Eighty-five per cent said that the pace of their company’s strategic response to climate change had ”significantly or moderately” accelerated compared with two years ago.

The report – 'Cleantech Matters' – found almost 80 per cent of these major corporations have acquired or would consider acquiring cleantech companies and 53 per cent expect the rate of cleantech company acquisitions to rise over the next five years.

The good news for anyone trying to get a cleantech start-up off the ground, is the finding that these multi-billion dollar companies said they had few qualms about buying cleantech products from, or otherwise partnering, nascent companies.

Only two per cent said they were unlikely to buy products and services from an emerging cleantech company, while 46 per cent said they would not hesitate to do so.

Others were more circumspect, saying they would only buy from such a company after conducting a thorough risk assessment (36 per cent) or a substantial pilot project (16 per cent).

According to the report, the economic downturn has done little to blunt the appetite of major companies for investing in clean technologies. 

Indeed, more than half (55 per cent) of the respondents indicated that recovering from the current crisis will speed the implementation of their company’s cleantech strategy.

The findings seem to chime with a recent survey conducted by the UK Government among the country's 300 business leaders, 43 per cent of whom questioned said they believed cleantech will be the fastest-growing sector of the UK economy up to 2020.

But it is at odds with other recent research findings which have indicated that investment in cleantech solutions have fallen as a result of the recession. 

Last month, for example, independent research company New Energy Finance reported a nine per cent dip to $25.9 billion (£16.2 billion) in the third quarter compared to the three previous months and a 22 per cent fall on the same period last year.

But while Ernst & Young describes current spending by the world’s biggest companies as “robust”, its bullishness for the sector is based on future spending plans.

“The vast majority of respondents project their companies will spend at least $10 million on cleantech investments by 2010, with 22 per cent predicting a cleantech spend of at least $100 million,” said Gil Forer, global director of Cleantech at Ernst & Young.

He added that more than three-quarters of the respondents expect their annual cleantech spending to rise over the next five years. 

“The pump is especially primed for companies with lower annual revenues, who will try to catch up to their bigger competitors by quickening their adoption of clean technologies, along with seeking out partnerships and acquisitions involving cleantech companies,” he suggested.

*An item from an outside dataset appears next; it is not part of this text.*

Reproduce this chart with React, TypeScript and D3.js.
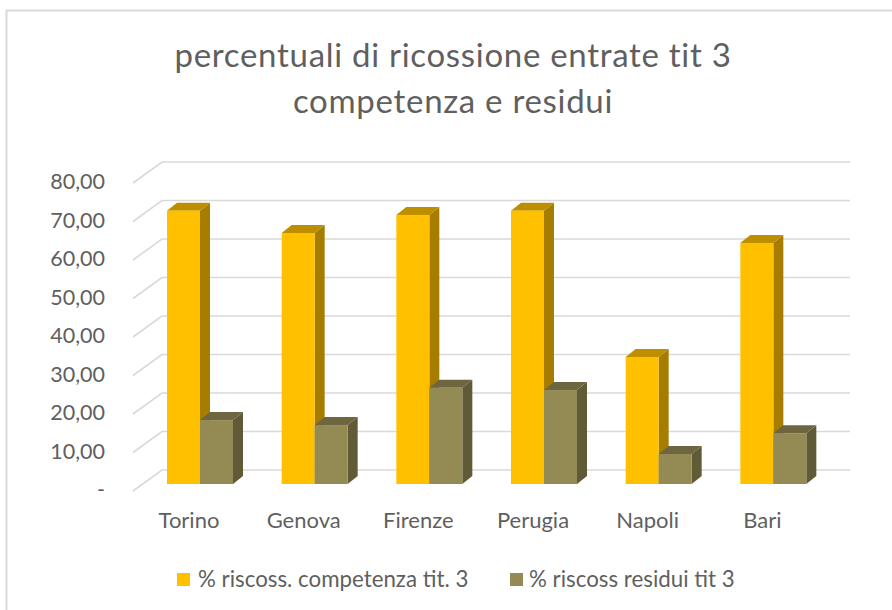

Angus McCrone, chief editor of New Energy Finance is one of the contributors to the Ernst & Young report, and while he reiterates his company’s view that investment in quoted clean energy companies for the whole of 2009 will be considerably down on 2008 – perhaps by as much as a third – he too is optimistic about the prospects for 2010.

“It looks like the clean energy sector will get a strong leg-up from government green stimulus spending in 2010 – and the money will arrive just as other sources of investment for projects and for companies are also recovering,” he said.